REQUIRED WORK: Copy, exactly and only, the lines from the one with "Reproduce this chart with D3.js." up to and including the one with "[-265, -289.5, -301];", leaving pictures out.
— Start THE INPUT —
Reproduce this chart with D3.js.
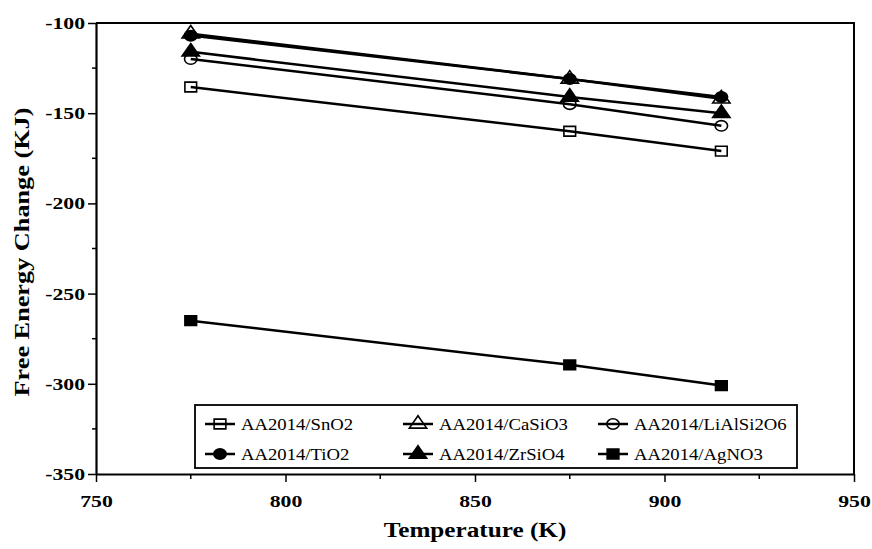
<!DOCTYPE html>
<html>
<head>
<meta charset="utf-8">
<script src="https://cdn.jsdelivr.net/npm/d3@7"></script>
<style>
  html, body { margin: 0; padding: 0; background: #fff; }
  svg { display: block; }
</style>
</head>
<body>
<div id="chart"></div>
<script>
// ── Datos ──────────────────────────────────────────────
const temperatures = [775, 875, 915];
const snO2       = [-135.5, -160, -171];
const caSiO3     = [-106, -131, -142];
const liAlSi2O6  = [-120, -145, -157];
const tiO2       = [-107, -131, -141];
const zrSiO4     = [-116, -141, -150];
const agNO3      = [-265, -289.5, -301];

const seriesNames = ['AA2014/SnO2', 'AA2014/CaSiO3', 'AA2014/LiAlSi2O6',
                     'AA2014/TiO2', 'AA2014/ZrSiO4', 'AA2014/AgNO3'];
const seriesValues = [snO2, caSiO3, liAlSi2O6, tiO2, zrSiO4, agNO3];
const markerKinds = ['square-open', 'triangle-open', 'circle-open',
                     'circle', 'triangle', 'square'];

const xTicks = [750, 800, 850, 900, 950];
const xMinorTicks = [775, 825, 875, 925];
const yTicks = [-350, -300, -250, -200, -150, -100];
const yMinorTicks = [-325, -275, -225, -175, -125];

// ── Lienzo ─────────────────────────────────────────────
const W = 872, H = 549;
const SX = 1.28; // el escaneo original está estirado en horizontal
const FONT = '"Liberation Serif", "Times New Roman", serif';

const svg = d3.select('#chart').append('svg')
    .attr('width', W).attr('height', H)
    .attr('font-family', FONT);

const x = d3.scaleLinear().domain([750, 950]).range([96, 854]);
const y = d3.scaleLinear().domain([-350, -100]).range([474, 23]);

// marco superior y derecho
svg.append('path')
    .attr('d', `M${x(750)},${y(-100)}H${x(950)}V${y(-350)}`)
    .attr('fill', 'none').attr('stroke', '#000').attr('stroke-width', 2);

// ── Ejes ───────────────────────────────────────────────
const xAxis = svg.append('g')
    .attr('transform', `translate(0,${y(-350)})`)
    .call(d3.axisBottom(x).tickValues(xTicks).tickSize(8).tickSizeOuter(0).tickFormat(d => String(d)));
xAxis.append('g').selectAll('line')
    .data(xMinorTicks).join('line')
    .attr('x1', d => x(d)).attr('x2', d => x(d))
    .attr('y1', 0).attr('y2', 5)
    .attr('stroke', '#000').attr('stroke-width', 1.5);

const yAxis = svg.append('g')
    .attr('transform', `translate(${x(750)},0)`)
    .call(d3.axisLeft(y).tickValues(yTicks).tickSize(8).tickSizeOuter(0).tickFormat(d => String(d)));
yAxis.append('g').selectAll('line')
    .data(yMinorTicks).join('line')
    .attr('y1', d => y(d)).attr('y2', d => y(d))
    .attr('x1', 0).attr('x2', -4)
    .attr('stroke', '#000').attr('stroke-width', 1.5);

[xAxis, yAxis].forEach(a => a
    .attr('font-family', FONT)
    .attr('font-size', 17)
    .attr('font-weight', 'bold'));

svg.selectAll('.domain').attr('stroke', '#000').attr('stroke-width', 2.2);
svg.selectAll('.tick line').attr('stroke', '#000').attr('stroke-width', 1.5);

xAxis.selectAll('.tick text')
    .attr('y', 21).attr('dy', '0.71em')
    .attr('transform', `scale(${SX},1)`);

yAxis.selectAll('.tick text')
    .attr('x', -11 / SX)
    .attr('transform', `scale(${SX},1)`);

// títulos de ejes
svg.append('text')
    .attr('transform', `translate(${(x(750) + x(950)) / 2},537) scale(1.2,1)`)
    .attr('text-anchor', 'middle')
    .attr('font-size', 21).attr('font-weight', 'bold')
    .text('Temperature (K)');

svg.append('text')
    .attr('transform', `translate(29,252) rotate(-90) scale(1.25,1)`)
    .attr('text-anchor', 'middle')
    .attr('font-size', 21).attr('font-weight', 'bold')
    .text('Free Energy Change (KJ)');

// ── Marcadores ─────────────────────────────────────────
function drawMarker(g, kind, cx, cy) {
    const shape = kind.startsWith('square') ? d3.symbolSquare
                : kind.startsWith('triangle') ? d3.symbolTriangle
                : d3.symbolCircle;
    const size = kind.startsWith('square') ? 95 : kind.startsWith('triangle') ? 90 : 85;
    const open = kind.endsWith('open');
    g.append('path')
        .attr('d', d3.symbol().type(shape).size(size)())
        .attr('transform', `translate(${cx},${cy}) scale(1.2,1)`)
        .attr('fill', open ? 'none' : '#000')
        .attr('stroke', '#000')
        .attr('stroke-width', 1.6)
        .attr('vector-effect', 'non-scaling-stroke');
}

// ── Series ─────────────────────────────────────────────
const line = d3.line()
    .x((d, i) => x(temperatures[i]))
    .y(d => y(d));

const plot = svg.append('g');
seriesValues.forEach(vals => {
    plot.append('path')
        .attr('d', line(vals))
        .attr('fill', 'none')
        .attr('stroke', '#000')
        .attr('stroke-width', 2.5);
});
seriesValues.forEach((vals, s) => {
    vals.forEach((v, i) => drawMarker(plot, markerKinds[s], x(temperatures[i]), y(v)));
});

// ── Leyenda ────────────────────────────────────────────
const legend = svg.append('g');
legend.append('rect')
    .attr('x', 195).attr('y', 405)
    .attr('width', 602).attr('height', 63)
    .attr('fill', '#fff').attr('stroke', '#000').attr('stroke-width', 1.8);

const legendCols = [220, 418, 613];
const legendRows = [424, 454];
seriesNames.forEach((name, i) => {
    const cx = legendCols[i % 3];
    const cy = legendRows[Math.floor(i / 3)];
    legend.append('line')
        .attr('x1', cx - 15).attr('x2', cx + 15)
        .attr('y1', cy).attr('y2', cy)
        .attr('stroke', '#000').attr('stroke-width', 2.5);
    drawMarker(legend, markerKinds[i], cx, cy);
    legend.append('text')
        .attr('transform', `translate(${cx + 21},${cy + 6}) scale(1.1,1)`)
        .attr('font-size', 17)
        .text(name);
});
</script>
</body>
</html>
— End THE INPUT —
— Start THE INPUT —
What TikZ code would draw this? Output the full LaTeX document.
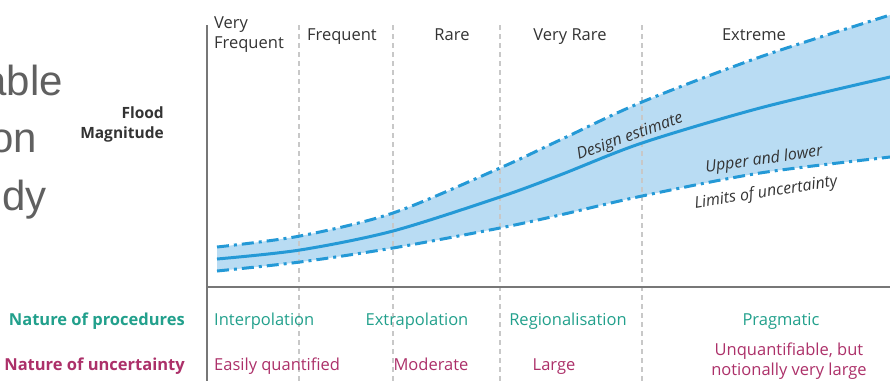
— End THE INPUT —
WRITTEN ANSWER:
Reproduce this chart with D3.js.
<!DOCTYPE html>
<html>
<head>
<meta charset="utf-8">
<script src="https://cdn.jsdelivr.net/npm/d3@7"></script>
<style>
  html, body { margin: 0; padding: 0; background: #fff; }
  svg { display: block; }
</style>
</head>
<body>
<div id="chart"></div>
<script>
// ── Datos ──────────────────────────────────────────────
const temperatures = [775, 875, 915];
const snO2       = [-135.5, -160, -171];
const caSiO3     = [-106, -131, -142];
const liAlSi2O6  = [-120, -145, -157];
const tiO2       = [-107, -131, -141];
const zrSiO4     = [-116, -141, -150];
const agNO3      = [-265, -289.5, -301];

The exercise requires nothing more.